Predicting cell states and their variability in single-cell or spatial omics data
Department of Bioinformatics, School of Basic Medical Sciences, Southern Medical Universityxshuangbin@163.com and guangchuangyu@gmail.com
2024-12-13
Introduction
Understanding the spatial distribution and interplay of cell states in tissue is critical for elucidating tissue formation and function. Single-cell and spatial omics present a promising approach to addressing this need. Traditional methods typically include the identification of highly variable genes, dimensionality reduction, clustering, and the annotation of cells or functions based on gene over-expression. Nevertheless, these qualitative approaches are inadequate for accurately mapping the distributions of spatial features. To address this, integrating biomedical knowledge such as Gene Ontology, KEGG, Reactome, transcription factors, and cell-type marker genes directly allows for the evaluation of cell states from gene expression data, creating quantitative functional pathway profiles at the single captured location.

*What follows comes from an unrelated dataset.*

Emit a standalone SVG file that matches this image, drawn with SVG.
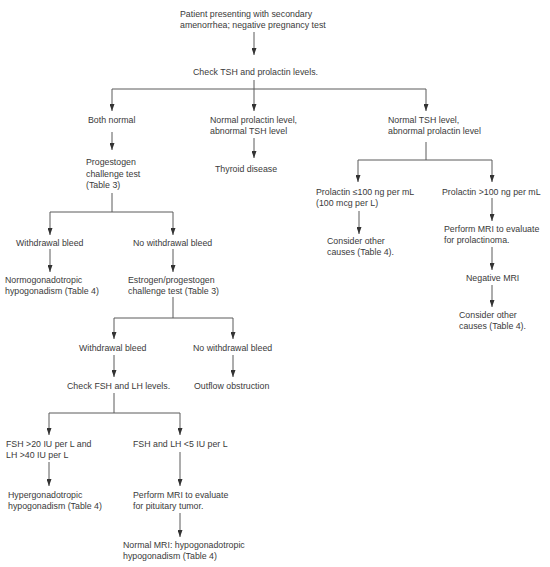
<svg xmlns="http://www.w3.org/2000/svg" width="550" height="567" viewBox="0 0 550 567">
<style>
text { font-family: "Liberation Sans", Arial, sans-serif; font-size: 8.8px; fill: #3a3a3a; }
.c { fill: none; stroke: #5a5a5a; stroke-width: 1; }
</style>
<defs>
<marker id="ah" viewBox="0 0 7 5" refX="7" refY="2.5" markerWidth="7" markerHeight="5" markerUnits="userSpaceOnUse" orient="auto">
<path d="M0,0 L7,2.5 L0,5 z" fill="#333333"/>
</marker>
</defs>
<rect width="550" height="567" fill="#ffffff"/>
<g id="connectors">
<path class="c" d="M254,32 V55" marker-end="url(#ah)"/>
<path class="c" d="M254,80 V89 M112,89 H426"/>
<path class="c" d="M112,89 V111" marker-end="url(#ah)"/>
<path class="c" d="M254,89 V111" marker-end="url(#ah)"/>
<path class="c" d="M426,89 V111" marker-end="url(#ah)"/>
<path class="c" d="M112,132 V150" marker-end="url(#ah)"/>
<path class="c" d="M254,138 V158" marker-end="url(#ah)"/>
<path class="c" d="M426,142 V160 M358,160 H492"/>
<path class="c" d="M358,160 V182" marker-end="url(#ah)"/>
<path class="c" d="M492,160 V182" marker-end="url(#ah)"/>
<path class="c" d="M359,211 V234" marker-end="url(#ah)"/>
<path class="c" d="M492,198 V221" marker-end="url(#ah)"/>
<path class="c" d="M492,247 V270" marker-end="url(#ah)"/>
<path class="c" d="M492,285 V307" marker-end="url(#ah)"/>
<path class="c" d="M112,193 V212 M50,212 H173"/>
<path class="c" d="M50,212 V235" marker-end="url(#ah)"/>
<path class="c" d="M173,212 V235" marker-end="url(#ah)"/>
<path class="c" d="M50,249 V272" marker-end="url(#ah)"/>
<path class="c" d="M173,249 V272" marker-end="url(#ah)"/>
<path class="c" d="M173,297 V318 M114,318 H233"/>
<path class="c" d="M114,318 V339" marker-end="url(#ah)"/>
<path class="c" d="M233,318 V339" marker-end="url(#ah)"/>
<path class="c" d="M114,355 V377" marker-end="url(#ah)"/>
<path class="c" d="M233,355 V377" marker-end="url(#ah)"/>
<path class="c" d="M114,393 V413 M49,413 H180"/>
<path class="c" d="M49,413 V435" marker-end="url(#ah)"/>
<path class="c" d="M180,413 V435" marker-end="url(#ah)"/>
<path class="c" d="M49,462 V486" marker-end="url(#ah)"/>
<path class="c" d="M180,452 V486" marker-end="url(#ah)"/>
<path class="c" d="M180,513 V537" marker-end="url(#ah)"/>
</g>
<g id="n-start"><text x="180" y="17">Patient presenting with secondary</text><text x="180" y="28">amenorrhea; negative pregnancy test</text></g>
<g id="n-check"><text x="193" y="75">Check TSH and prolactin levels.</text></g>
<g id="n-both"><text x="88" y="122.5">Both normal</text></g>
<g id="n-tsh"><text x="210" y="122.5">Normal prolactin level,</text><text x="210" y="134">abnormal TSH level</text></g>
<g id="n-prl"><text x="388" y="122.5">Normal TSH level,</text><text x="388" y="134">abnormal prolactin level</text></g>
<g id="n-progchal"><text x="86" y="165">Progestogen</text><text x="86" y="176.5">challenge test</text><text x="86" y="188">(Table 3)</text></g>
<g id="n-thyroid"><text x="215" y="171.5">Thyroid disease</text></g>
<g id="n-prl-low"><text x="316" y="195">Prolactin ≤100 ng per mL</text><text x="316" y="206">(100 mcg per L)</text></g>
<g id="n-prl-high"><text x="442" y="195">Prolactin &gt;100 ng per mL</text></g>
<g id="n-other1"><text x="327" y="243.5">Consider other</text><text x="327" y="255">causes (Table 4).</text></g>
<g id="n-mri1"><text x="444" y="231.5">Perform MRI to evaluate</text><text x="444" y="243">for prolactinoma.</text></g>
<g id="n-negmri"><text x="466" y="280.5">Negative MRI</text></g>
<g id="n-other2"><text x="459" y="317.5">Consider other</text><text x="459" y="329">causes (Table 4).</text></g>
<g id="n-wb1"><text x="16" y="245.5">Withdrawal bleed</text></g>
<g id="n-nwb1"><text x="133" y="245.5">No withdrawal bleed</text></g>
<g id="n-normo"><text x="5" y="282.5">Normogonadotropic</text><text x="5" y="294">hypogonadism (Table 4)</text></g>
<g id="n-estro"><text x="128" y="282.5">Estrogen/progestogen</text><text x="128" y="294">challenge test (Table 3)</text></g>
<g id="n-wb2"><text x="79" y="350.5">Withdrawal bleed</text></g>
<g id="n-nwb2"><text x="193" y="350.5">No withdrawal bleed</text></g>
<g id="n-fshlh"><text x="67" y="388.5">Check FSH and LH levels.</text></g>
<g id="n-outflow"><text x="194" y="388.5">Outflow obstruction</text></g>
<g id="n-high"><text x="6" y="446.5">FSH &gt;20 IU per L and</text><text x="6" y="458">LH &gt;40 IU per L</text></g>
<g id="n-low"><text x="133" y="446.5">FSH and LH &lt;5 IU per L</text></g>
<g id="n-hyper"><text x="8" y="497.5">Hypergonadotropic</text><text x="8" y="509">hypogonadism (Table 4)</text></g>
<g id="n-mri2"><text x="133" y="497.5">Perform MRI to evaluate</text><text x="133" y="509">for pituitary tumor.</text></g>
<g id="n-normalmri"><text x="123" y="547.5">Normal MRI: hypogonadotropic</text><text x="123" y="559">hypogonadism (Table 4)</text></g>
</svg>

After quantifying cell functions, analyzing their spatial distribution and co-distribution with other features can provide deeper insights into related biological questions. We focus on three aspects: the spatial variability of cell functions, regions where these functions cluster, and their co-distribution patterns with other features. Although existing tools such as SPARK-X
(Zhu, Sun, and Zhou 2021), nnSVG
(Weber et al. 2023), SpatialDE
(Svensson, Teichmann, and Stegle 2018), SpaGFT
(Chang et al. 2024), Seurat
(Hao et al. 2023), and Squidpy
(Palla et al. 2022) facilitate the exploration of spatially variable genes, they are primarily designed for gene-level analysis and lack the capability to investigate the spatial co-distribution of features. Additionally, many of these tools, including SpatialDE
(Svensson, Teichmann, and Stegle 2018), SPARK
(Sun, Zhu, and Zhou 2020), MERINGUE
(Miller et al. 2021), and nnSVG
(Weber et al. 2023), face challenges in handling large-scale spatial transcriptome data due to high memory consumption and low computational efficiency.
To fill the gaps, we developed SVP
to accurately predict cell states, explore their spatial distribution, and assess their spatial relationship with other features.